Copeland’s enthusiasm for the wild extended beyond Wilderness Unlimited. He was a past president of the Outdoor Writer’s Association of California and an inductee to the California Outdoor Hall of Fame.

 

Ernesto “Ernie” P. Reyes Sr., 85. Alameda resident and manager of Ralph’s Market. Reyes served in the U.S. Navy and retired at the Naval Air Station in Alameda after 20 years of service, before working at the Alameda Housing Authority for 16 years. He and his wife, Ursula, owned and operated Ralph’s Market in Alameda for nearly 30 years. Reyes was a dedicated family man and nature lover; when not working, he liked to spend time with his grandkids or working in the garden.

 

T. Gary Rogers, 74. Oakland-based entrepreneur and former Dreyer’s Grand Ice Cream executive. A passionate and creative businessman, Rogers was always excited for new challenges; before acquiring Dreyer’s in 1977, Rogers served terms as chairman of Safeway Inc., Levi Strauss & Co., and the Federal Reserve Bank of San Francisco. Rogers didn’t found the Dreyer’s company, but over 30 years as CEO, he was the one to build it into a global brand with a sterling reputation for quality ice cream and a close-knit employee culture.

 

Richard “Dick” Way Rutter, 69. Prominent Alameda architect. After leaving the Navy and graduating from Oakland’s Laney College with an associate’s degree in architectural and engineering technology, Rutter started a second career as an architect. He was the architect of record for the Westin St. Francis Hotel for almost 30 years, as well as for Macy’s Department Stores, and the Freidel Klussman Arch at the Powell Street cable-car turnaround, but he is also remembered for designing the tower lighting for the Golden Gate Bridge.

 

Carter Jay Stroud, 80. Former Alameda city attorney and writer. Stroud began his legal career in private practice, but eventually found an affinity for municipal law, first as deputy city attorney in San Leandro and later as city attorney of Alameda, a position he held from 1975 until 1989. A philosophical thinker, Stroud later parlayed his insights into human nature gleaned during legal practice into writing, publishing his thoughts on the state and future of American politics and civic life.

 

A Wunderkind of the Visual Arts

Cyrus James Tilton, 39, arrived in the Bay Area from Alaska in the ’90s, just as Oakland was at the cusp of a new artistic revolution boom. A passionate and dedicated artist who took his craft seriously, Tilton helped usher in the Oakland artistic renaissance and remained an active fixture in the community throughout the ’00s.

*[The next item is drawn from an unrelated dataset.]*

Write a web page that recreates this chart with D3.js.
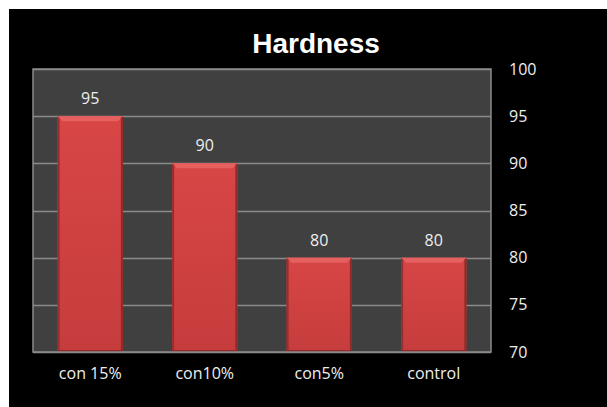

Despite his youth, Tilton bucked the stereotype of the wild, irritable artistic wunderkind, impressing colleagues and critics with his maturity and experience. He knew that art didn’t spring, fully formed, from the genius’ brain, and so he never shied away from the long hours and laborious work that it took to make a piece shine. He helped elevate the Oakland art scene from one characterized by amateur DIY projects to the professional-level shows that grabbed the attention of the greater art world. He participated in the First Friday Art Walk and Oakland Art Murmur 10 years ago and was among the first artists to have his work displayed at Davies Symphony Hall.

Even those unfamiliar with Tilton’s name will recognize his work from public sculptures throughout the Bay Area. One of his first projects upon arriving in the Bay Area was a giant baseball glove stationed above the left-field bleacher seats at AT&T Park. Tilton went on to create California sea lion sculptures for the Marine Mammal Center in Sausalito and displays on sea lions for the Bay Area Discovery Museum.

A committed environmentalist, Tilton used his art to draw attention to issues like overpopulation and deforestation, and he was a vocal critic of the culture of over-consumption, which he saw as the main drive pushing the world toward ruin.

Tilton’s creativity extended beyond the visual arts. When away from the studio, he wrote music and played guitar and synthesizers for underground bands NED and Mwahaha. His passing leaves a void in the Bay Area art community that cannot be filled.